日本の為替レートは高めです。両替は現地で済ませた方がお得です。

  • ディベート難しい

予選のR5で3位を取った時は純粋な敗北感を感じました。EFLブレイクを確実にするためには、ここで1位か2位をとっておきたいという点数帯でした。論題は制裁の是非に関するもので、4年間即興ディベートをしてきた自分は過去に何度も似た論題をやってきたはずでした。それなのに納得の行く方針や分析を思いつくことが出来ずやるせない思いで一杯でした。

R6は今まで淡くあったブレイクの期待がほとんど消えた状態で臨みました。無心で悔いのないプレパとスピーチをすることだけに集中して、試合では淡々とオープニングを聞いて無難な立論を立てました。プレパやスピーチの合間でお互いの認識をすり合わせ、チームとしていい感じのスピーチが出来た気がします。結果として一番苦手だったCGでオープニングを抜くことが出来て、運も味方してギリギリブレイク出来ました。

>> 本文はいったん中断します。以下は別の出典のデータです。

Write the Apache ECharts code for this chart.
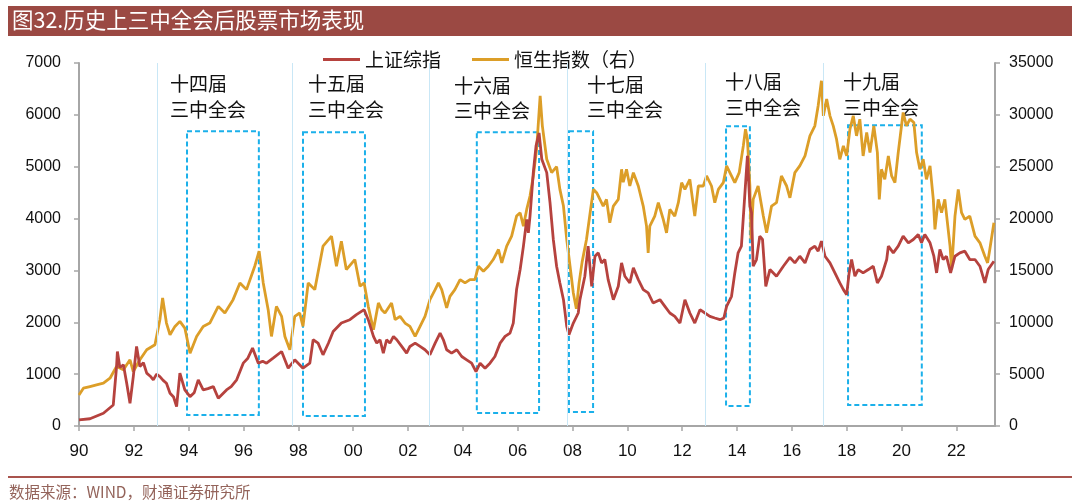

この大会や大会に向けた練習を通して、ディベートの面でもディベート以外の面でもすごい人はたくさんいるんだなと改めて思いました。周りの人たちと切磋琢磨しつつも、同時に自分自身の中での進捗を大切にしたいです。

 

大会を終えて

大会を終えて(ななこ)

この大会でほんとにディベート人生が変わったと思います。それぐらいたくさんの人に支えてもらってメジャー大会のGFまで行かせてもらえて、そこで自分の課題にも向き合うことになりました。わたしの成長のためにたいちさんを大きく巻き込んでいることが、最後までほんとに申し訳なかったのですが、ただ、それと同じくらいにすごく感謝しています。たいちさんの人間性と天才さに毎回救われていました。わたしもそういう風に人を支えられる人間かつディベーターになるまで、日々謙虚に精進します!

大会を終えて(たいち)

初の海外の対面大会ですべてが新鮮でした。オンラインで憧れていたディベーターやジャッジと対面で話せた時は、嬉しさを通り越して不思議な気持ちでした。チームメイトのななこは、いつのまにか色々なインステの人と仲良くなり、閉会式や帰りの時には何年来の友人?みたいな感じになっていて、格の違いを感じました。またディベートへのコンスタントな努力やバイタリティの高さも、先輩ながら見習っていました。

スケジュールを詰めて練習に時間を割いてくれたななこを始め、練習や大会を支えてくださったジャッジやディベーター、運営等の方々のお陰で、この大会を全力で楽しむことが出来ました。目の前のことを頑張りつつも、少しずつお世話になった人たちに間接的にでも恩返ししていきたいです。